▸ **PROBLEM DETAILS**: Write out again, unaltered, the lines from the start through the line containing "65, 70, 75];".

▸ **DATA EXCERPT**:
= = = = = = =

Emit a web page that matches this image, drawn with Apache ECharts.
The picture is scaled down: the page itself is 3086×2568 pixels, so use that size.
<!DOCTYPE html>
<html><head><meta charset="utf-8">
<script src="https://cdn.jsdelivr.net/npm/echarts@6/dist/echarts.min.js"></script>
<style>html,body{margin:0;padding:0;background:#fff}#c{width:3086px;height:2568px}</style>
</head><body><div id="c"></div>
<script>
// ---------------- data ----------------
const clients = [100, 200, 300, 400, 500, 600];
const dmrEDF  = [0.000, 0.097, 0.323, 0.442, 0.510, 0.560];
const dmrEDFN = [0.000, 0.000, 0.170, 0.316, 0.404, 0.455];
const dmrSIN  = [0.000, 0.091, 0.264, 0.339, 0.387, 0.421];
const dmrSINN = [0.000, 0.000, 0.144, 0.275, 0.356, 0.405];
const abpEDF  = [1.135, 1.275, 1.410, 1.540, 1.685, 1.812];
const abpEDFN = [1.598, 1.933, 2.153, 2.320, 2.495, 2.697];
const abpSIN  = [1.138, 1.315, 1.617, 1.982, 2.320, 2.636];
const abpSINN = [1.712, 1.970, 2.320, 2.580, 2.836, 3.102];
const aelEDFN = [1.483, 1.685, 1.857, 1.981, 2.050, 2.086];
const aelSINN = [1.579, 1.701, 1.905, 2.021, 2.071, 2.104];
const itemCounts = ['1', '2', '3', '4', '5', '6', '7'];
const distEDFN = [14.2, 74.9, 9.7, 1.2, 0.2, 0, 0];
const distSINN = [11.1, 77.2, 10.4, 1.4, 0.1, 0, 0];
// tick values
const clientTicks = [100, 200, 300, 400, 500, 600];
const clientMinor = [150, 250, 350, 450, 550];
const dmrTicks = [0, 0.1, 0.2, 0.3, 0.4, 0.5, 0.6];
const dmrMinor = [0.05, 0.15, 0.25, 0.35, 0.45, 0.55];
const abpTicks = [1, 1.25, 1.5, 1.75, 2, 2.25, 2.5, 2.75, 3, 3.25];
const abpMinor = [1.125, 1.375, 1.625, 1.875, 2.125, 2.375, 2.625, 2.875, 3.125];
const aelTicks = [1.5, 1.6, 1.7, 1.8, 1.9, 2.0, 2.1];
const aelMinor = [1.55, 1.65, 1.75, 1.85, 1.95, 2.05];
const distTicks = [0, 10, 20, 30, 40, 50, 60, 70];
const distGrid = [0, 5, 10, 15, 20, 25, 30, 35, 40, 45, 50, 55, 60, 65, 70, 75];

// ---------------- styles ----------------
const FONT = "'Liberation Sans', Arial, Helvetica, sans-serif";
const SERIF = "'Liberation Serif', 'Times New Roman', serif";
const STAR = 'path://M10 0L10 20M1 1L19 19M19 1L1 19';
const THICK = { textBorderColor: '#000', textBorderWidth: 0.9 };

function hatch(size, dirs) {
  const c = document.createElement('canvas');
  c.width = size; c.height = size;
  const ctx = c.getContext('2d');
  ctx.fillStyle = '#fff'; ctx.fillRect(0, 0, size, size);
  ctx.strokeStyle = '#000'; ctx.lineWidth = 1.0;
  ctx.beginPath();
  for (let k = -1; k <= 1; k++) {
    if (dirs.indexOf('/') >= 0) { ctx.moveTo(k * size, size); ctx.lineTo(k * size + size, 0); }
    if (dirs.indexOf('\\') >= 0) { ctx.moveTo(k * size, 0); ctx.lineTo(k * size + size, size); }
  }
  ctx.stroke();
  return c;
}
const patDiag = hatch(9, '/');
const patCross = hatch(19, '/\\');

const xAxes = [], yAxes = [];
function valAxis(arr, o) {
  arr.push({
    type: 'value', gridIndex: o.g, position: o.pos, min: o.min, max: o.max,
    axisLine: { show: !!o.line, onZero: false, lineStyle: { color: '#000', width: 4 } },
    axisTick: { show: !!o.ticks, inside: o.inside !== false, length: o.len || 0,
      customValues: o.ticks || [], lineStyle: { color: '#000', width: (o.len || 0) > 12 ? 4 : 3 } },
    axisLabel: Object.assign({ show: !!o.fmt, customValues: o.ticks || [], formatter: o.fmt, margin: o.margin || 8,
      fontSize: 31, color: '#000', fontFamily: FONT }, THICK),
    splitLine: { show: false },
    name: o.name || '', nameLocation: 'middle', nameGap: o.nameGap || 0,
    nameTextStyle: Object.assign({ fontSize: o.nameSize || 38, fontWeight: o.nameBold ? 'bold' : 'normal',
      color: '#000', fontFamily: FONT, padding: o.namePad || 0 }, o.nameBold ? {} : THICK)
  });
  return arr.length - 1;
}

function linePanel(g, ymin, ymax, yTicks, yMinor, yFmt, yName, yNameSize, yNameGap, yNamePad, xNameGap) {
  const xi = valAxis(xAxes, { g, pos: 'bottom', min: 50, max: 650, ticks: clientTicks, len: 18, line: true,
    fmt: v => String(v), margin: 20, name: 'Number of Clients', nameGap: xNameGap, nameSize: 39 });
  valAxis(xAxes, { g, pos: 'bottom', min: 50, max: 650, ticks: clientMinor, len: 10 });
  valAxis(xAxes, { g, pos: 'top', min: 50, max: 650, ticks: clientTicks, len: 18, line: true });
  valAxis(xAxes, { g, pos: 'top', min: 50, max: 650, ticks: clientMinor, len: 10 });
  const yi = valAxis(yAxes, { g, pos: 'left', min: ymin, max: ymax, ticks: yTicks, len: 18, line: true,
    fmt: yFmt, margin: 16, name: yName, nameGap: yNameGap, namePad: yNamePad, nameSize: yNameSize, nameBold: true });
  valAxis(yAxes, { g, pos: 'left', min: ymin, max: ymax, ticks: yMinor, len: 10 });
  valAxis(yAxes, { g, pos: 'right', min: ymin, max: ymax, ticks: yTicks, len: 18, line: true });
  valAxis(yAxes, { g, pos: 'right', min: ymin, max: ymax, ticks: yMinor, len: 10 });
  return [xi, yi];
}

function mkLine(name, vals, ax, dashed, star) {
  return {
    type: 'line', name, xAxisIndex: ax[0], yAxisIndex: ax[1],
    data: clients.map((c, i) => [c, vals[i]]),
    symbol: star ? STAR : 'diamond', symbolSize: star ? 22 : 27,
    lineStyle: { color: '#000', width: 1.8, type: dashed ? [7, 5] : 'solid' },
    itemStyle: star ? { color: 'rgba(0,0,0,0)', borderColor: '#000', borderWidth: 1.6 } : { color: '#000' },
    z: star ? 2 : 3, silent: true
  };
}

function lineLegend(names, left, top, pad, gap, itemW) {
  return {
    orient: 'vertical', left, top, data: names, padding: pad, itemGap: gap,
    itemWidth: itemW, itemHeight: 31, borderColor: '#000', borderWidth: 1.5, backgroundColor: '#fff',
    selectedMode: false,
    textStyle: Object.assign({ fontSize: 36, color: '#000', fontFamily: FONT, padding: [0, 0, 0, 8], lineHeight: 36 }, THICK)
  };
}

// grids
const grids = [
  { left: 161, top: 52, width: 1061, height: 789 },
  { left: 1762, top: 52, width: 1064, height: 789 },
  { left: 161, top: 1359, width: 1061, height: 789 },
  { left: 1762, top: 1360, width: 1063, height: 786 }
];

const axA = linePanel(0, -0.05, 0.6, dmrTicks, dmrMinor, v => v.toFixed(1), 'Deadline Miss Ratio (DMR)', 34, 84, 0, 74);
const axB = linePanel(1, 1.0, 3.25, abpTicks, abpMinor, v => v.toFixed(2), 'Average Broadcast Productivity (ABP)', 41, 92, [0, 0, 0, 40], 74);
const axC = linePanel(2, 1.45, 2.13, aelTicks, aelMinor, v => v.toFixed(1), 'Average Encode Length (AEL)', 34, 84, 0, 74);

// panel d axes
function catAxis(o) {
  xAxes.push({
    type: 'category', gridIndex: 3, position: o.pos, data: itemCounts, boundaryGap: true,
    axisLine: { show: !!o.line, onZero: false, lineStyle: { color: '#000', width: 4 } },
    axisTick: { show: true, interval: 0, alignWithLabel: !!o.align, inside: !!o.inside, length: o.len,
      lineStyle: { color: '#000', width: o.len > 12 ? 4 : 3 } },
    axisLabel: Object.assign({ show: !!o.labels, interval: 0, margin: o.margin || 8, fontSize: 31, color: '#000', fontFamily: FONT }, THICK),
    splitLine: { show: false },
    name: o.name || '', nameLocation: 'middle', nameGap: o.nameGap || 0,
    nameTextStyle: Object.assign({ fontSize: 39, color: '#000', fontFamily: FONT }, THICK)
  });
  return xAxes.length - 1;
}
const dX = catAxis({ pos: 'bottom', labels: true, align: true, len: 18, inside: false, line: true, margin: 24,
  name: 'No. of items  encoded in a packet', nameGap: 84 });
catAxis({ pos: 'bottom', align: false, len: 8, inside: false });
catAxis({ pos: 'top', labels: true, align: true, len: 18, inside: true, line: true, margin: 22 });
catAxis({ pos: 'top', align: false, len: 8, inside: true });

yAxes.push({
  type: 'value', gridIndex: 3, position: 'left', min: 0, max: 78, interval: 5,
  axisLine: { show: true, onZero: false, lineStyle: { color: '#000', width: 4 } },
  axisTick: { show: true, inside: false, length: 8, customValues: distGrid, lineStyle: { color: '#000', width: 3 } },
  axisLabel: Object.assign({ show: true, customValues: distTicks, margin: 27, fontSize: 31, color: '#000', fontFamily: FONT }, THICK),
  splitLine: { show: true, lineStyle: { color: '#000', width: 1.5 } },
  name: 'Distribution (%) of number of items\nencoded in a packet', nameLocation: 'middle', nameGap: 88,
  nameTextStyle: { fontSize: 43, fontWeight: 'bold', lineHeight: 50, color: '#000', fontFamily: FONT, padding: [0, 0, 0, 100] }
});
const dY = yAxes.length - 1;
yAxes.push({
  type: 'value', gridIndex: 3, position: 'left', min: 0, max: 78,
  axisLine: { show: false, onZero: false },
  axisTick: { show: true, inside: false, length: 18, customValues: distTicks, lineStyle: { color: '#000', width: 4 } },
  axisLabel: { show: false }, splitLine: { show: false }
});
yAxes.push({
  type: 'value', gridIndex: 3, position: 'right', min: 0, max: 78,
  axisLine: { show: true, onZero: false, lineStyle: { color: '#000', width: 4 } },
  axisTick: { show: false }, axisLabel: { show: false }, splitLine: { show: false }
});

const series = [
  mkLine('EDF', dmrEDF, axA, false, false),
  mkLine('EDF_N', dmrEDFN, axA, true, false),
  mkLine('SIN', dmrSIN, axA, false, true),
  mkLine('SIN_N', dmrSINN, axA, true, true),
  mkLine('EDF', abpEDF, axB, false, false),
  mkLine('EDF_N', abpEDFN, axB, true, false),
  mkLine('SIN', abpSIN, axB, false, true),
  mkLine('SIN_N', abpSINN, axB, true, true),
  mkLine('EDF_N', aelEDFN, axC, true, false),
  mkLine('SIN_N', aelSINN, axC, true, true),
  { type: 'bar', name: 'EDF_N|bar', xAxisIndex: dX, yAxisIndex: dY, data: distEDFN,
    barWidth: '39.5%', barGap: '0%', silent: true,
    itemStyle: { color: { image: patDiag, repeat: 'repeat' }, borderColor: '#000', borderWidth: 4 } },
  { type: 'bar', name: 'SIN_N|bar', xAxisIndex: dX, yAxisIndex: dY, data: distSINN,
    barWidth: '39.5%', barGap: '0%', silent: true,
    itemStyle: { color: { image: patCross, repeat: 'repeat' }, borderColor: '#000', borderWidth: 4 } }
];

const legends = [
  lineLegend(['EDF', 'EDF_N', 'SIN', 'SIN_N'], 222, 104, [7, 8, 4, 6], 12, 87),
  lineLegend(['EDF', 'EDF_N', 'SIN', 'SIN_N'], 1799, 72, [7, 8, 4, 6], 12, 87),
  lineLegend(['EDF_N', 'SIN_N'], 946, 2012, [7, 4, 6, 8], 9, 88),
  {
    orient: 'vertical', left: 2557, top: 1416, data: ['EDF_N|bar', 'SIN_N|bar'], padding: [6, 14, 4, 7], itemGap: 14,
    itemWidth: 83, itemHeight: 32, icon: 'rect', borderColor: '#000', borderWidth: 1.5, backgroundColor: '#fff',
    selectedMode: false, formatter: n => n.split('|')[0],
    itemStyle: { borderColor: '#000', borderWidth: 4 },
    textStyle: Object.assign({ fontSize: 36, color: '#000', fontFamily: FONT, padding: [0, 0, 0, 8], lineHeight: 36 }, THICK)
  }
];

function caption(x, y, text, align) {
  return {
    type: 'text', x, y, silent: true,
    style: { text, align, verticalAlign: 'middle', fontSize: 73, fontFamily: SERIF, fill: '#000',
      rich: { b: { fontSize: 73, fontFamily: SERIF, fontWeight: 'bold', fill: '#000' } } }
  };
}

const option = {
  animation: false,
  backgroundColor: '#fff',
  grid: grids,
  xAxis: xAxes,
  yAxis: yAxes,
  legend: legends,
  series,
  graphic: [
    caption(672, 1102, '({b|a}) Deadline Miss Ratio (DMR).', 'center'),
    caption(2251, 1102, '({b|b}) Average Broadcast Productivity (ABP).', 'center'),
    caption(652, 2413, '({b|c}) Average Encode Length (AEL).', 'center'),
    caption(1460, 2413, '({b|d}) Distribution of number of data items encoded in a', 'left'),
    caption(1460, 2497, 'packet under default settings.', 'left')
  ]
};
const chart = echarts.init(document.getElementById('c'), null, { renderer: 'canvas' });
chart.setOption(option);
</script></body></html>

= = = = = = =

▸ **REPLY TO THE TASK**:
Emit a web page that matches this image, drawn with Apache ECharts.
The picture is scaled down: the page itself is 3086×2568 pixels, so use that size.
<!DOCTYPE html>
<html><head><meta charset="utf-8">
<script src="https://cdn.jsdelivr.net/npm/echarts@6/dist/echarts.min.js"></script>
<style>html,body{margin:0;padding:0;background:#fff}#c{width:3086px;height:2568px}</style>
</head><body><div id="c"></div>
<script>
// ---------------- data ----------------
const clients = [100, 200, 300, 400, 500, 600];
const dmrEDF  = [0.000, 0.097, 0.323, 0.442, 0.510, 0.560];
const dmrEDFN = [0.000, 0.000, 0.170, 0.316, 0.404, 0.455];
const dmrSIN  = [0.000, 0.091, 0.264, 0.339, 0.387, 0.421];
const dmrSINN = [0.000, 0.000, 0.144, 0.275, 0.356, 0.405];
const abpEDF  = [1.135, 1.275, 1.410, 1.540, 1.685, 1.812];
const abpEDFN = [1.598, 1.933, 2.153, 2.320, 2.495, 2.697];
const abpSIN  = [1.138, 1.315, 1.617, 1.982, 2.320, 2.636];
const abpSINN = [1.712, 1.970, 2.320, 2.580, 2.836, 3.102];
const aelEDFN = [1.483, 1.685, 1.857, 1.981, 2.050, 2.086];
const aelSINN = [1.579, 1.701, 1.905, 2.021, 2.071, 2.104];
const itemCounts = ['1', '2', '3', '4', '5', '6', '7'];
const distEDFN = [14.2, 74.9, 9.7, 1.2, 0.2, 0, 0];
const distSINN = [11.1, 77.2, 10.4, 1.4, 0.1, 0, 0];
// tick values
const clientTicks = [100, 200, 300, 400, 500, 600];
const clientMinor = [150, 250, 350, 450, 550];
const dmrTicks = [0, 0.1, 0.2, 0.3, 0.4, 0.5, 0.6];
const dmrMinor = [0.05, 0.15, 0.25, 0.35, 0.45, 0.55];
const abpTicks = [1, 1.25, 1.5, 1.75, 2, 2.25, 2.5, 2.75, 3, 3.25];
const abpMinor = [1.125, 1.375, 1.625, 1.875, 2.125, 2.375, 2.625, 2.875, 3.125];
const aelTicks = [1.5, 1.6, 1.7, 1.8, 1.9, 2.0, 2.1];
const aelMinor = [1.55, 1.65, 1.75, 1.85, 1.95, 2.05];
const distTicks = [0, 10, 20, 30, 40, 50, 60, 70];
const distGrid = [0, 5, 10, 15, 20, 25, 30, 35, 40, 45, 50, 55, 60, 65, 70, 75];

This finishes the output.